Weniger kluge Philantropen unterscheiden sich von den klugen durch ihre Lustlosigkeit. Sie mahnen mit ernster Miene, den Lustdiskurs nicht aus seiner materialistischen Begründung zu entlassen. Niemals sei Lust nur friedlich, genausowenig, wie die Lust des Kapitalisten identisch sei mit der Lust der Unterdrückten. Weniger kluge Philantropen behaupten gerne, wir lebten in einer Frustgesellschaft. Das mithin einzige Bestreben des Menschen bestünde darin, den Frust nicht zu mehren.

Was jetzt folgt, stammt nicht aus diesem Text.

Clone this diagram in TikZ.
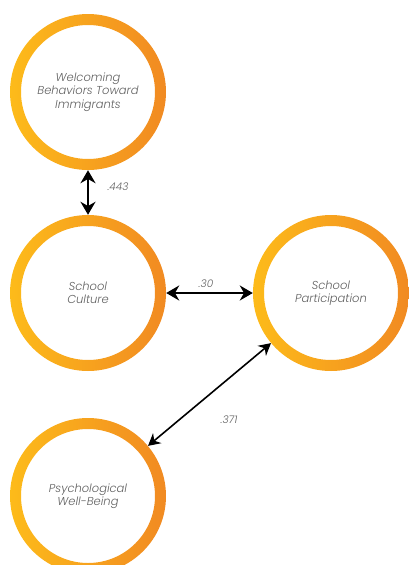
\documentclass[tikz,border=0pt]{standalone}
\usepackage{fontspec}
\setmainfont{Poppins}[ItalicFont=* Light Italic]
\usetikzlibrary{arrows.meta}
\definecolor{ringleft}{HTML}{FDBB1A}
\definecolor{ringright}{HTML}{F18A22}
\definecolor{labelgray}{HTML}{606060}
\tikzset{
  factor/.style={circle,minimum size=156pt,inner sep=0pt,align=center,
    font=\fontsize{11.5}{13.5}\selectfont\itshape,text=labelgray,
    path picture={\shade[left color=ringleft,right color=ringright,even odd rule]
      (path picture bounding box.center) circle (78pt) circle (67pt);}},
  link/.style={line width=2.6pt,{Stealth[length=13pt,width=15pt]}-{Stealth[length=13pt,width=15pt]}},
  thinlink/.style={line width=1.6pt,{Stealth[length=12pt,width=13pt]}-{Stealth[length=12pt,width=13pt]}},
  coef/.style={font=\fontsize{10.5}{12}\selectfont\itshape,text=labelgray,inner sep=1pt}
}
\begin{document}
\begin{tikzpicture}[x=1pt,y=-1pt]
  \useasboundingbox (0,0) rectangle (408,565);

  % Factores
  \node[factor] (welcome) at (88,92) {Welcoming\\Behaviors Toward\\Immigrants};
  \node[factor] (culture) at (88,293) {School\\Culture};
  \node[factor] (particip) at (331,293) {School\\Participation};
  \node[factor] (wellbeing) at (88,496) {Psychological\\Well-Being};

  % Correlaciones
  \draw[link] (welcome) -- (culture);
  \draw[link] (culture) -- (particip);
  \draw[thinlink] (wellbeing) -- (particip);

  % Coeficientes
  \node[coef] (c443) at (118,187) {.443};
  \node[coef] (c30) at (206,284) {.30};
  \node[coef] (c371) at (229,420) {.371};
\end{tikzpicture}
\end{document}
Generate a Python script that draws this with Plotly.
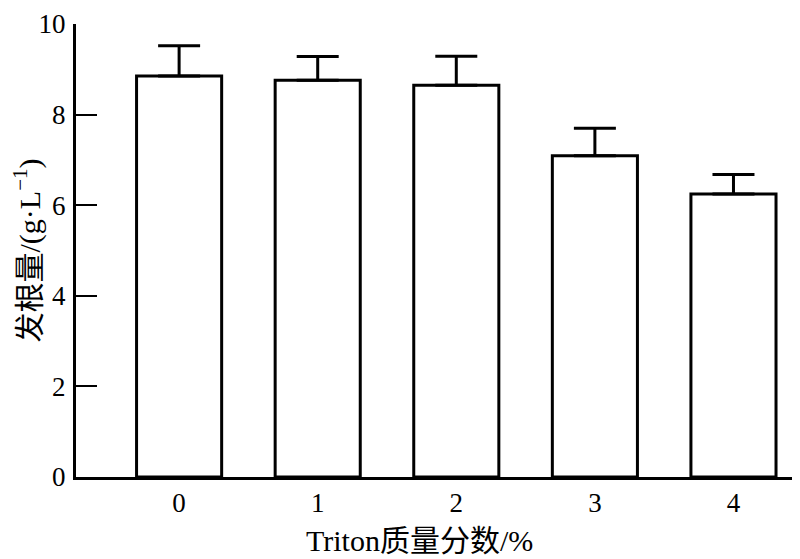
import plotly.graph_objects as go

categories = [0, 1, 2, 3, 4]
values = [8.85, 8.76, 8.65, 7.09, 6.25]
errors = [0.67, 0.52, 0.64, 0.61, 0.43]
y_ticks = [0, 2, 4, 6, 8, 10]

FONT = "Liberation Serif, Times New Roman, Noto Sans CJK SC, serif"

fig = go.Figure()
fig.add_trace(go.Bar(
    x=categories,
    y=values,
    width=0.614,
    marker=dict(color="white", line=dict(color="black", width=3)),
    error_y=dict(type="data", array=errors, arrayminus=[0] * len(errors),
                 symmetric=False, color="black", thickness=3, width=21),
))

# page body has an 8px default margin, so the figure is sized to fit inside the window
fig.update_layout(
    width=792, height=551,
    margin=dict(l=68, r=0, t=16, b=82),
    paper_bgcolor="white", plot_bgcolor="white",
    font=dict(family=FONT, size=27, color="black"),
    showlegend=False,
    xaxis=dict(
        range=[-0.744, 4.48], tickvals=categories, ticktext=[str(c) for c in categories],
        showline=True, linecolor="black", linewidth=3, ticks="", showgrid=False,
        zeroline=False, tickfont=dict(size=27), automargin=False,
    ),
    yaxis=dict(
        range=[0, 10], tickvals=y_ticks, showline=True, linecolor="black", linewidth=3,
        ticks="inside", ticklen=21, tickwidth=2, tickcolor="black",
        showgrid=False, zeroline=False, tickfont=dict(size=27), automargin=False,
        ticklabelstandoff=2,
        title=dict(text="发根量/(g·L<sup>−1</sup>)", font=dict(size=30), standoff=2),
    ),
    annotations=[dict(
        text="Triton质量分数/%", xref="paper", yref="paper", x=0.474, y=0,
        yshift=-63, xanchor="center", yanchor="middle", showarrow=False,
        font=dict(size=30),
    )],
)

fig.write_html("out.html")
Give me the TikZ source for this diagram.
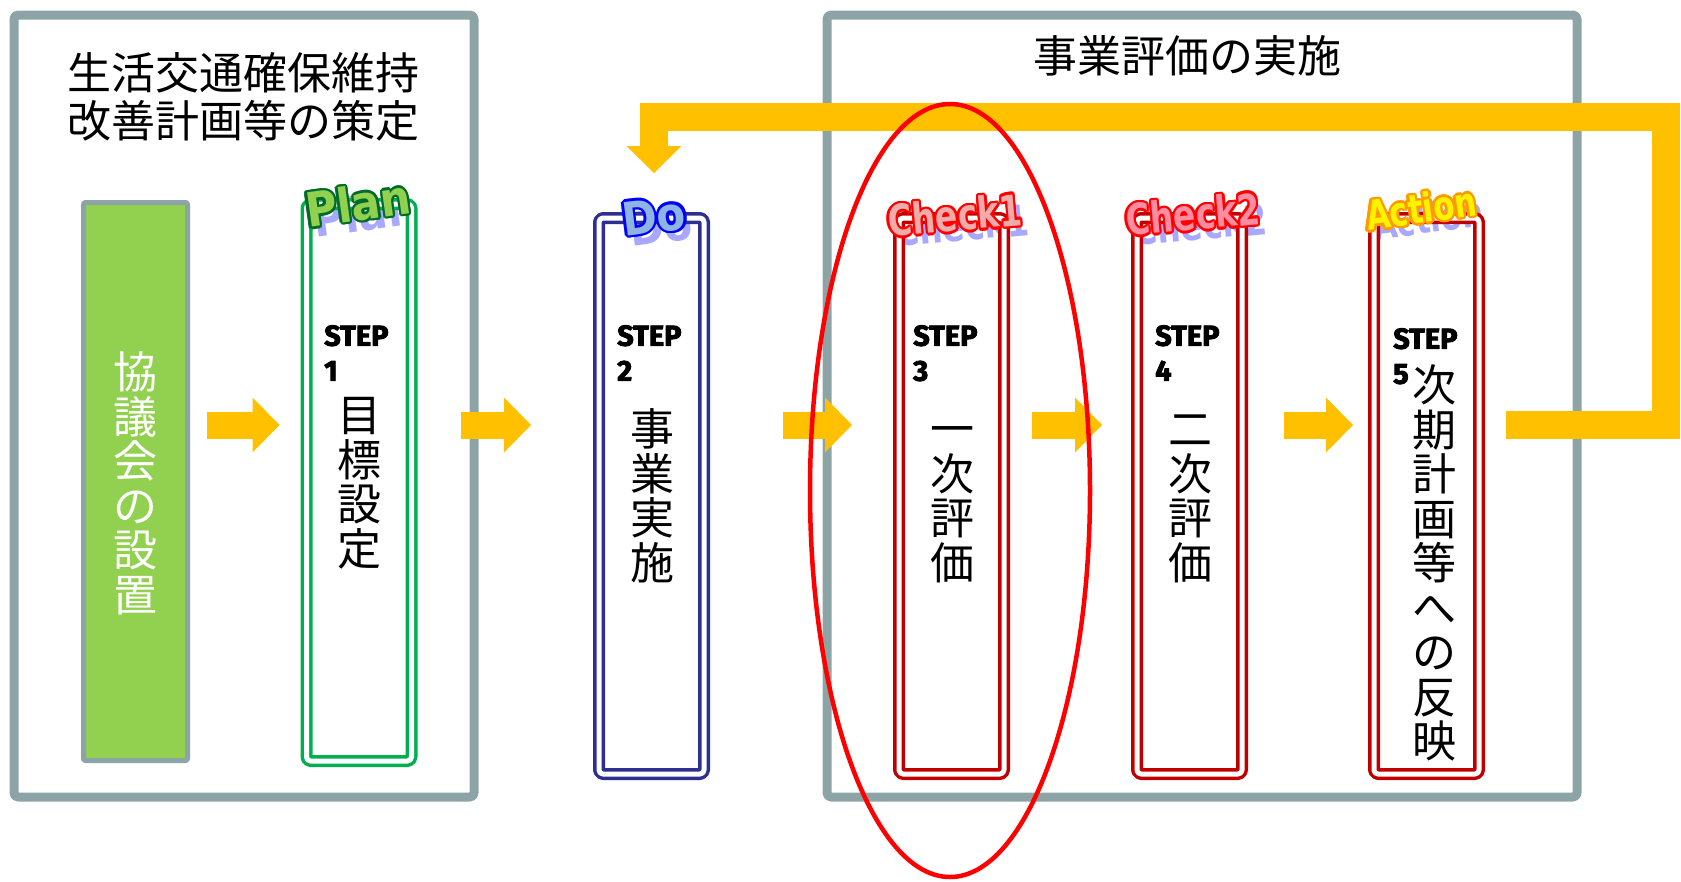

Die dümmsten Philantropen gibt es im X-B-Liebig, einer Besetzerkneipe in Friedrichshain. Dort sollte vor geraumer Zeit ein Kondom-Automat aufgestellt werden. Weniger wegen drohender Schwangerschaften, sondern wegen drohender Kaposi-Flecken und partieller Amnesie. Alles kam freilich anders und die Friedrichshainer BesetzerInnen stellten einmal mehr unter Beweis, daß man sich ein Philantropes Defektsyndrom auch einfangen kann, wenn man es nicht nur mit dem Vögeln, sondern auch mit der political correctness zu weit treibt. Kein Gummispender, forderte jedenfalls die Mehrheit des Kneipenplenums und verwies in gewohnter Stringenz auf den patriarchalen Begründungszusammenhang jener Automat(ism)en. Die pure Existenz der Präser berge in sich nämlich die Gefahr, daß sich der Druck auf die Frauen erhöhe, einem Geschlechtsakt zuzustimmen, und mithin also auch das Risiko, auf besondere Weise entmündigt zu werden. Außerdem sei, hieß es offenbar im Zusammenhang um die Euro-Debatte um des Präsers Länge weiter, ein Kondom auch ein Ausdruck der Penisfixiertheit patriarchal verfaßter Gesellschaften.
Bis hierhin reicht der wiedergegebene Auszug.